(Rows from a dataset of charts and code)
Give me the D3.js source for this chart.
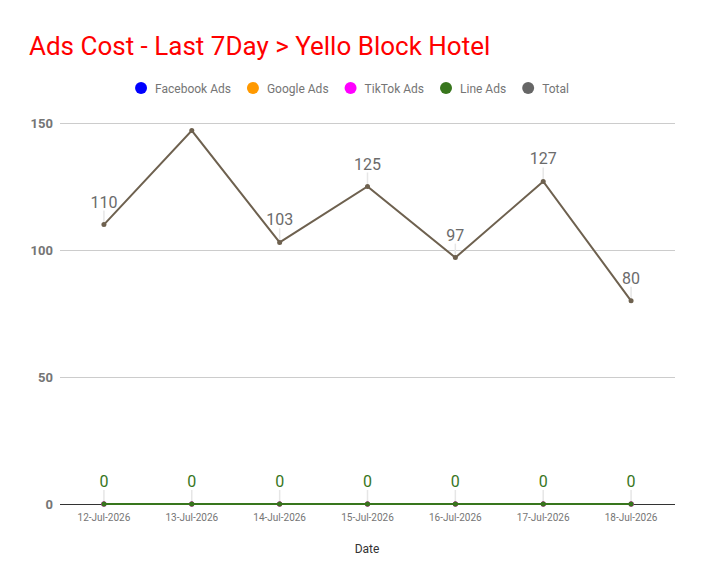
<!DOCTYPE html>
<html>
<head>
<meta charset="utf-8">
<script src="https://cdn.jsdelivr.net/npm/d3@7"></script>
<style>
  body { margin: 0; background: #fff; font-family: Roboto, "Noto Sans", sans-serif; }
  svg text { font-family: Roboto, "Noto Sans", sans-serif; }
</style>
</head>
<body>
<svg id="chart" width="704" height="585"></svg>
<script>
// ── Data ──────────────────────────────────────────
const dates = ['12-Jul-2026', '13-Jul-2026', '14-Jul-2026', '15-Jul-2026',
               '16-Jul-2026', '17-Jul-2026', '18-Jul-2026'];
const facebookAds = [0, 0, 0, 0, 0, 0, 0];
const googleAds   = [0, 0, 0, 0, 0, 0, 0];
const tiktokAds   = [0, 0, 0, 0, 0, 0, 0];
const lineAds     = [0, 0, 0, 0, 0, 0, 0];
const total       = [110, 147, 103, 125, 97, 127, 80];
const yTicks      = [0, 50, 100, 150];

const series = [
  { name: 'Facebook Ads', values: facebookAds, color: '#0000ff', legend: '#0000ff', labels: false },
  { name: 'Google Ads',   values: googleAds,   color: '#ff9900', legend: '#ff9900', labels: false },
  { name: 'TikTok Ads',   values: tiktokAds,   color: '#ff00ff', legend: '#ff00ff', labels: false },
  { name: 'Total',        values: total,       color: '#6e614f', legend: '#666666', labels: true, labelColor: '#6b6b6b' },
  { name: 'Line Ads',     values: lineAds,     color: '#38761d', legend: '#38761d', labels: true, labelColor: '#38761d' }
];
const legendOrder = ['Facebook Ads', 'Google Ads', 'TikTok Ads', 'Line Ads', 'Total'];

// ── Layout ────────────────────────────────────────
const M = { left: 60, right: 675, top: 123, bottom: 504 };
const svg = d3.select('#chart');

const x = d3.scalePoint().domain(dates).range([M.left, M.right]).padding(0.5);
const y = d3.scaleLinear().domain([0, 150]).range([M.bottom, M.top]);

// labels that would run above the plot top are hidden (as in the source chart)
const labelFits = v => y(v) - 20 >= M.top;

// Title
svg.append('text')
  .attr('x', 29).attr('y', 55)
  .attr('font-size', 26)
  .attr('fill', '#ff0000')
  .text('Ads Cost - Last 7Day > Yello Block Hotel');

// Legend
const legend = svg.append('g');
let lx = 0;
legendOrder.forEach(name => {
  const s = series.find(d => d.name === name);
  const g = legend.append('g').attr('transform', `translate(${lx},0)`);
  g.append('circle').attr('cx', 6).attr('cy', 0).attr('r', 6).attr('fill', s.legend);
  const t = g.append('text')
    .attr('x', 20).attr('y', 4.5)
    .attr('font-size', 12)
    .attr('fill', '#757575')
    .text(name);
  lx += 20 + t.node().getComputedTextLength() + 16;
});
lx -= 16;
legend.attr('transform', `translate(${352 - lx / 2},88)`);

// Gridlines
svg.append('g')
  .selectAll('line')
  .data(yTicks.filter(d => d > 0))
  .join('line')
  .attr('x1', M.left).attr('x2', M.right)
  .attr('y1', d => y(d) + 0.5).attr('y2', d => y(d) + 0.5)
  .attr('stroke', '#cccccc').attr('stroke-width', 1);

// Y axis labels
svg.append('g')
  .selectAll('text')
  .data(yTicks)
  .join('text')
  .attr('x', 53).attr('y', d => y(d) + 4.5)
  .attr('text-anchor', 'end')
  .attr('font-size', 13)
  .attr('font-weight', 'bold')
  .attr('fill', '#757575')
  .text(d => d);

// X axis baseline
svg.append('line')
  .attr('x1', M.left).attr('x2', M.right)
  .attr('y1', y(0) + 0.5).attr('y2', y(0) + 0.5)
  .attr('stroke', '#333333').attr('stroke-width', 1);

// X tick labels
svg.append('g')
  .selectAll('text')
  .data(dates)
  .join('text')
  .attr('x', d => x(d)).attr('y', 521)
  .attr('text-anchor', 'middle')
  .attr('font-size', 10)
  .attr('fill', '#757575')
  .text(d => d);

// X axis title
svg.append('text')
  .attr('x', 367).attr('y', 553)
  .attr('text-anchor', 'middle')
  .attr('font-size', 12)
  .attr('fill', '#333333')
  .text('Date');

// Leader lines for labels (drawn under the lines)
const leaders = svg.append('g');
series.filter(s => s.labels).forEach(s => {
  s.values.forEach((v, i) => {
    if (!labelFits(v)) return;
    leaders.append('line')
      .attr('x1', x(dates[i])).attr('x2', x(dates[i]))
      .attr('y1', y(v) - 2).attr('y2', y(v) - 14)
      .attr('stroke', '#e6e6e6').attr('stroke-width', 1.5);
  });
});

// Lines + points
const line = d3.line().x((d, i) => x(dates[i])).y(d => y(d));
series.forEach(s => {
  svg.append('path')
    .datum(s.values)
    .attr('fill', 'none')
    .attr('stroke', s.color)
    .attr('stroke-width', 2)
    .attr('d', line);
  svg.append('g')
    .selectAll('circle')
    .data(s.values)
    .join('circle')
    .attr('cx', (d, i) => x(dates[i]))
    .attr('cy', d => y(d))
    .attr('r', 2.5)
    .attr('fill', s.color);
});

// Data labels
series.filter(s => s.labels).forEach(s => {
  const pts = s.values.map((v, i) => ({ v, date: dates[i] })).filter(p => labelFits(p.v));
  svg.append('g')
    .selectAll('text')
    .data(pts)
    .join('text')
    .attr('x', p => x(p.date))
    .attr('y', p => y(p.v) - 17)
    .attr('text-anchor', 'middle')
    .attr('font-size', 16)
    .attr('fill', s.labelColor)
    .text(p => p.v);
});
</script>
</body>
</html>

---

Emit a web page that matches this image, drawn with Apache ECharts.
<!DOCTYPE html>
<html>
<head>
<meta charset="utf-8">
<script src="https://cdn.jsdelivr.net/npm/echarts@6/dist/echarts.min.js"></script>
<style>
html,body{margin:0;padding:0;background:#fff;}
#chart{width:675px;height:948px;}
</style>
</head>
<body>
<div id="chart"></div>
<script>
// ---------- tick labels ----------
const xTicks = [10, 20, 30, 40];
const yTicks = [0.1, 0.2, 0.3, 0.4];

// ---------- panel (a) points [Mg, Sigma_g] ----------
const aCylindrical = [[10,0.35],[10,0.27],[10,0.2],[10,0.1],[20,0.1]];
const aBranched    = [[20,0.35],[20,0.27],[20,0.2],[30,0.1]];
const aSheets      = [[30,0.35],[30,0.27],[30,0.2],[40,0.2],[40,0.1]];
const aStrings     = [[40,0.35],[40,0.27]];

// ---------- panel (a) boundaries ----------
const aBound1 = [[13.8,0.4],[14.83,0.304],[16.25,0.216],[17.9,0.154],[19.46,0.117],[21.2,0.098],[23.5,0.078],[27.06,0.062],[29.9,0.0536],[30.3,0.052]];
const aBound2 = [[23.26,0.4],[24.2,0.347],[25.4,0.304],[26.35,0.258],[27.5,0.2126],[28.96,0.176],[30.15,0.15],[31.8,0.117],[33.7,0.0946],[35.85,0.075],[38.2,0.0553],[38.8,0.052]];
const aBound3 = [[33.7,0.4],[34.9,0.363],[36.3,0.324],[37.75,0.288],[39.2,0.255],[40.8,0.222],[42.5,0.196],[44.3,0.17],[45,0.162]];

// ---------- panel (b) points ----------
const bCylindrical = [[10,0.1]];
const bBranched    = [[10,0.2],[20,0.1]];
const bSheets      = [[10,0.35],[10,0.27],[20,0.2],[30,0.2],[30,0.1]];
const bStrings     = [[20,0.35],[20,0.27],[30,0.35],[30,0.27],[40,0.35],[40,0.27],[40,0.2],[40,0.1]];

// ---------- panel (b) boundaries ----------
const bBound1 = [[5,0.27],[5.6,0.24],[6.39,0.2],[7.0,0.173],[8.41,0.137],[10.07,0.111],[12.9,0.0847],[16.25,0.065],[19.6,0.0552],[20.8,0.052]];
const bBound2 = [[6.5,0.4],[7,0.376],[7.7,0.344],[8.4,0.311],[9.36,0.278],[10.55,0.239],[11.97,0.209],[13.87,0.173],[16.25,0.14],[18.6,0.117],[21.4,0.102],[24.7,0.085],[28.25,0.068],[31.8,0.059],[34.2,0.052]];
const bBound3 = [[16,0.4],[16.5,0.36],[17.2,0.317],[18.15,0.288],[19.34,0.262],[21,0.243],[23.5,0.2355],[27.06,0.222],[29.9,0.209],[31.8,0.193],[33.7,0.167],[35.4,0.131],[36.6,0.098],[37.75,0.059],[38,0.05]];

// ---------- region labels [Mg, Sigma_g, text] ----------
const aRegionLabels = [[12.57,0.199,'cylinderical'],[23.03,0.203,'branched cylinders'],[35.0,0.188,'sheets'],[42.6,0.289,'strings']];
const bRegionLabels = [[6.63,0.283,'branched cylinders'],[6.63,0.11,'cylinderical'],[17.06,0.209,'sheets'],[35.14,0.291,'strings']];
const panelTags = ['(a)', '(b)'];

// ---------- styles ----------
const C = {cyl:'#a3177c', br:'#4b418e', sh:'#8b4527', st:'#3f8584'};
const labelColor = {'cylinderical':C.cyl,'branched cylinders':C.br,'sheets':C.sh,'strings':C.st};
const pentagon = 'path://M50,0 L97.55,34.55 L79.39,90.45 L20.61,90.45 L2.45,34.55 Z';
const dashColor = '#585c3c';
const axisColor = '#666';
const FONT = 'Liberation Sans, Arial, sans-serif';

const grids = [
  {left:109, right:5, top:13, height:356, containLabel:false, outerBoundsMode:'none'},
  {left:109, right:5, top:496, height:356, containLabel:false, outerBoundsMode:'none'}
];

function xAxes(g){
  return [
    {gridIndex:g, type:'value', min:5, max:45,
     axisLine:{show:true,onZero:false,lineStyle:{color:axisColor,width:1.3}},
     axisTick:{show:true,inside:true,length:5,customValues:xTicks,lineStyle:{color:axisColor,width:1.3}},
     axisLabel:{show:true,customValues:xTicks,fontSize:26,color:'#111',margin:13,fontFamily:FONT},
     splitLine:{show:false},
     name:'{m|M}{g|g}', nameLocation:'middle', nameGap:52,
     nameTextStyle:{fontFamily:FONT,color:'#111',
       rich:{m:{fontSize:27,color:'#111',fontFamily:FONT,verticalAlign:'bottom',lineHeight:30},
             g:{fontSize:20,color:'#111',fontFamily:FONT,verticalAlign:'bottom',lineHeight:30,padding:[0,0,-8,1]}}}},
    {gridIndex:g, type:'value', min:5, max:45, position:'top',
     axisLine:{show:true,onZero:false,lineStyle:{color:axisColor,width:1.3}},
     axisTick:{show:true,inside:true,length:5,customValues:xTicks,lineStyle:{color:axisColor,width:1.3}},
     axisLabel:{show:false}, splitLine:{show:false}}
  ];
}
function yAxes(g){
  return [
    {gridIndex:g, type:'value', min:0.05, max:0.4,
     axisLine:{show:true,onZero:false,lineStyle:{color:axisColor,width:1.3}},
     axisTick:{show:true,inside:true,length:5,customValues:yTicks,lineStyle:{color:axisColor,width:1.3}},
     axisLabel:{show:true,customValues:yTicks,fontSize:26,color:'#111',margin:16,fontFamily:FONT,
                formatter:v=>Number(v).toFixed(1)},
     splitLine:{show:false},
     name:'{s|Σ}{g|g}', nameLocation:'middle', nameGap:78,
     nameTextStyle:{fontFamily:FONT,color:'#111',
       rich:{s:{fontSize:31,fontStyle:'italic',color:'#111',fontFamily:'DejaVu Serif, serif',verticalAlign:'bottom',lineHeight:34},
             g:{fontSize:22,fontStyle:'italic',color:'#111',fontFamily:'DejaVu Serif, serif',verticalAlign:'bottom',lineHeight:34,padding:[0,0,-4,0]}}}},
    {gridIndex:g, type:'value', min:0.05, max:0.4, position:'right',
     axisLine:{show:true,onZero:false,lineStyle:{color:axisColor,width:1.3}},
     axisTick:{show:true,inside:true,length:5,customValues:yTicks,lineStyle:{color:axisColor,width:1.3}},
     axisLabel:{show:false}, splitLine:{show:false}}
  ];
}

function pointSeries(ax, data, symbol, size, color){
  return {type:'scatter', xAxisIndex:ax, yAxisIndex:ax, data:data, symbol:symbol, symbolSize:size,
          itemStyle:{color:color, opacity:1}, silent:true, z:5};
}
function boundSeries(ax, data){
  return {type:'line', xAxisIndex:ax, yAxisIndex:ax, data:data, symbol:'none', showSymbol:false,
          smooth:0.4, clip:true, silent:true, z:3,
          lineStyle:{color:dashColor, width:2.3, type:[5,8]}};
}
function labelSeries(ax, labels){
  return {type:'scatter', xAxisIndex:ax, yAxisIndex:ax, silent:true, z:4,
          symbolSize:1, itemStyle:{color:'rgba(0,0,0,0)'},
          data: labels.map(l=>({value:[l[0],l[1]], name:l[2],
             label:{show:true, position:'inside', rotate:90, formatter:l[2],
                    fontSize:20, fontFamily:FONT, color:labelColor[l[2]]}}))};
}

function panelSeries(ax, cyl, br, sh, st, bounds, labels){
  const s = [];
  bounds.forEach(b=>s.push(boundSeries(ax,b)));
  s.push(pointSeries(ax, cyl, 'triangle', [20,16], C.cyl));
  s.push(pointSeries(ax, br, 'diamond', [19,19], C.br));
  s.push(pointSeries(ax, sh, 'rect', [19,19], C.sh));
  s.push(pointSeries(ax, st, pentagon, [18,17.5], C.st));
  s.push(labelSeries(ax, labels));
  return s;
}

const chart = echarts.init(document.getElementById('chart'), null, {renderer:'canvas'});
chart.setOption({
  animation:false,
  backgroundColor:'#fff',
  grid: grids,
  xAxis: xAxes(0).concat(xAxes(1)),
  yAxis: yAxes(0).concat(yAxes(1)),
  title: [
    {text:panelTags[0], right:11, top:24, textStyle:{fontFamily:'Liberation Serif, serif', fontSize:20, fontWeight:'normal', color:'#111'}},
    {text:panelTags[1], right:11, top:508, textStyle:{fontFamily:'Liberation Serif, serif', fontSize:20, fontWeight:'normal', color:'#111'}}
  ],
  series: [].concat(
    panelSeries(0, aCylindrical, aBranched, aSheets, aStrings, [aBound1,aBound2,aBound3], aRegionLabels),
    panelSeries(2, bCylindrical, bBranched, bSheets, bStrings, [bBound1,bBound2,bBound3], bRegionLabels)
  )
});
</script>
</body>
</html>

...

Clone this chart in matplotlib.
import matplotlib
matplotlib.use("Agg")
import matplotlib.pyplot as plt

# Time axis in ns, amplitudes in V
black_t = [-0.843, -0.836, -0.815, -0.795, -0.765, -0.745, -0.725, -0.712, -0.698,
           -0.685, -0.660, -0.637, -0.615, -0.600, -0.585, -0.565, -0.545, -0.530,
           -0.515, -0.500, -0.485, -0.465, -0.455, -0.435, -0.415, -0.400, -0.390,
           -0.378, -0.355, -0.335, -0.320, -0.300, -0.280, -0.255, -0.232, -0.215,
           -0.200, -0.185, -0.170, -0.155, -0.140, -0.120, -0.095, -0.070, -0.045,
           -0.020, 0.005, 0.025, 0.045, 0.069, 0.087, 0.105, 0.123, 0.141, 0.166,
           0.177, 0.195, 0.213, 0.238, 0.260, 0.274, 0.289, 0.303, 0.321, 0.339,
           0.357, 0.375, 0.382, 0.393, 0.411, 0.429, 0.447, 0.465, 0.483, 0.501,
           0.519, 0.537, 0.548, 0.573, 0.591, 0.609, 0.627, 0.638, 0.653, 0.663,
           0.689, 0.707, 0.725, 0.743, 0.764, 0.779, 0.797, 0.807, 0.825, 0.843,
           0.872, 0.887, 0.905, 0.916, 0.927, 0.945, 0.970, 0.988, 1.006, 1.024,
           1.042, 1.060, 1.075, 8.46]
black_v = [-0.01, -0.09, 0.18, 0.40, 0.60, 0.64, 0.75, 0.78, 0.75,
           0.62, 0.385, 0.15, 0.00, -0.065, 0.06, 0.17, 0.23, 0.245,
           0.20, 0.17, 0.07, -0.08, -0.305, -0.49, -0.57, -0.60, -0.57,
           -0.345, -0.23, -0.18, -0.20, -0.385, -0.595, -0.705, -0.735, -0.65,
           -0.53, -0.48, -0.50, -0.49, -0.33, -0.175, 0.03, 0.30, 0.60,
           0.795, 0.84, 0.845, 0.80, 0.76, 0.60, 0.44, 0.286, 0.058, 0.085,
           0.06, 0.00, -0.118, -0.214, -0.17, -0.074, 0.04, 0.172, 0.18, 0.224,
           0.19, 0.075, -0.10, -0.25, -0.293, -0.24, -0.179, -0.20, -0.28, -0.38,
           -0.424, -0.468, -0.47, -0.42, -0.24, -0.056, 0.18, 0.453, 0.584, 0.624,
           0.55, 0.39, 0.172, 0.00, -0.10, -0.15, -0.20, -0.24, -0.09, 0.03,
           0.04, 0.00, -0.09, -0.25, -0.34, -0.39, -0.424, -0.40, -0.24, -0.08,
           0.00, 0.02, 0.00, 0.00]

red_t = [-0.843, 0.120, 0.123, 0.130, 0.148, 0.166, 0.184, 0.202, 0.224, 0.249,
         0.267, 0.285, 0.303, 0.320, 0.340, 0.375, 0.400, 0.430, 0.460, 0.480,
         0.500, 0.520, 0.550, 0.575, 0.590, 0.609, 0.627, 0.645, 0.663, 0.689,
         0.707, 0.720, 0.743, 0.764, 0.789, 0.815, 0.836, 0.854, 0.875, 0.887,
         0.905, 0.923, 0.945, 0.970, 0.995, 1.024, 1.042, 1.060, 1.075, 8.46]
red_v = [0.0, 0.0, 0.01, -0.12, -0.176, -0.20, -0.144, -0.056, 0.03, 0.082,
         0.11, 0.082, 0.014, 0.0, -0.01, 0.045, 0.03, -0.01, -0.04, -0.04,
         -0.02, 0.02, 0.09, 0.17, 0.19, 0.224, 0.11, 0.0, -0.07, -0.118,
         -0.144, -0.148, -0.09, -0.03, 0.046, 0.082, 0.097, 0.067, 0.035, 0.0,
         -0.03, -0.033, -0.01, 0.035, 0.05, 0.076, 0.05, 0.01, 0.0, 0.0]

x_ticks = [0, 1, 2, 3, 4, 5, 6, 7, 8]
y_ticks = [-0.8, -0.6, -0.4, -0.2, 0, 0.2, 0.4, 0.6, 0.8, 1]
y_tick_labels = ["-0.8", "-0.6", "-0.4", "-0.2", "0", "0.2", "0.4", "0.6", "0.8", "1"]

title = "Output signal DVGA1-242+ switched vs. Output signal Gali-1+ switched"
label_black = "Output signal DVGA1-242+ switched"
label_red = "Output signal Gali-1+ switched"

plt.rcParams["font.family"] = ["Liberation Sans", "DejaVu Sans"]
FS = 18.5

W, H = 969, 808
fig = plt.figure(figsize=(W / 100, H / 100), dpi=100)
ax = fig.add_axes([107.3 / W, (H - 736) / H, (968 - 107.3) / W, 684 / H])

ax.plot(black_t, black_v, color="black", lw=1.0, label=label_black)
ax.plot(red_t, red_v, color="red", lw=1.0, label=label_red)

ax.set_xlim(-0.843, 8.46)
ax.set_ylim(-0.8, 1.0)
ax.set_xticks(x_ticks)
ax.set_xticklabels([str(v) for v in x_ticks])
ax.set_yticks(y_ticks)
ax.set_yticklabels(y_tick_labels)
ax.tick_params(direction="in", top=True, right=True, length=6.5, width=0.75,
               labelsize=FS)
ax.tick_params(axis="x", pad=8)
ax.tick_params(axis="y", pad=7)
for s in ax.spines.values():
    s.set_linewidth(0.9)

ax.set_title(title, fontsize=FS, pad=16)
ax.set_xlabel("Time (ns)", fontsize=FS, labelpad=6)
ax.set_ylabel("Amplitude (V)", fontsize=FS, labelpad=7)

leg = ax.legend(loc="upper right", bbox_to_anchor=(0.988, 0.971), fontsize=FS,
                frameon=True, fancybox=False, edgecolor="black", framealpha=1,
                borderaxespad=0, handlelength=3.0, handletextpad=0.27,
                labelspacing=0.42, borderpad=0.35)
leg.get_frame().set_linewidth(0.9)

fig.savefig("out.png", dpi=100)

_WHAT YOU NEED TO DO_:
Starting with the line that contains "Clone this chart in matplotlib.", repeat each line exactly, and stop once the line that contains "0.00, 0.02, 0.00, 0.00]" has been repeated.

_ANSWER FOR THE TASK_:
Clone this chart in matplotlib.
import matplotlib
matplotlib.use("Agg")
import matplotlib.pyplot as plt

# Time axis in ns, amplitudes in V
black_t = [-0.843, -0.836, -0.815, -0.795, -0.765, -0.745, -0.725, -0.712, -0.698,
           -0.685, -0.660, -0.637, -0.615, -0.600, -0.585, -0.565, -0.545, -0.530,
           -0.515, -0.500, -0.485, -0.465, -0.455, -0.435, -0.415, -0.400, -0.390,
           -0.378, -0.355, -0.335, -0.320, -0.300, -0.280, -0.255, -0.232, -0.215,
           -0.200, -0.185, -0.170, -0.155, -0.140, -0.120, -0.095, -0.070, -0.045,
           -0.020, 0.005, 0.025, 0.045, 0.069, 0.087, 0.105, 0.123, 0.141, 0.166,
           0.177, 0.195, 0.213, 0.238, 0.260, 0.274, 0.289, 0.303, 0.321, 0.339,
           0.357, 0.375, 0.382, 0.393, 0.411, 0.429, 0.447, 0.465, 0.483, 0.501,
           0.519, 0.537, 0.548, 0.573, 0.591, 0.609, 0.627, 0.638, 0.653, 0.663,
           0.689, 0.707, 0.725, 0.743, 0.764, 0.779, 0.797, 0.807, 0.825, 0.843,
           0.872, 0.887, 0.905, 0.916, 0.927, 0.945, 0.970, 0.988, 1.006, 1.024,
           1.042, 1.060, 1.075, 8.46]
black_v = [-0.01, -0.09, 0.18, 0.40, 0.60, 0.64, 0.75, 0.78, 0.75,
           0.62, 0.385, 0.15, 0.00, -0.065, 0.06, 0.17, 0.23, 0.245,
           0.20, 0.17, 0.07, -0.08, -0.305, -0.49, -0.57, -0.60, -0.57,
           -0.345, -0.23, -0.18, -0.20, -0.385, -0.595, -0.705, -0.735, -0.65,
           -0.53, -0.48, -0.50, -0.49, -0.33, -0.175, 0.03, 0.30, 0.60,
           0.795, 0.84, 0.845, 0.80, 0.76, 0.60, 0.44, 0.286, 0.058, 0.085,
           0.06, 0.00, -0.118, -0.214, -0.17, -0.074, 0.04, 0.172, 0.18, 0.224,
           0.19, 0.075, -0.10, -0.25, -0.293, -0.24, -0.179, -0.20, -0.28, -0.38,
           -0.424, -0.468, -0.47, -0.42, -0.24, -0.056, 0.18, 0.453, 0.584, 0.624,
           0.55, 0.39, 0.172, 0.00, -0.10, -0.15, -0.20, -0.24, -0.09, 0.03,
           0.04, 0.00, -0.09, -0.25, -0.34, -0.39, -0.424, -0.40, -0.24, -0.08,
           0.00, 0.02, 0.00, 0.00]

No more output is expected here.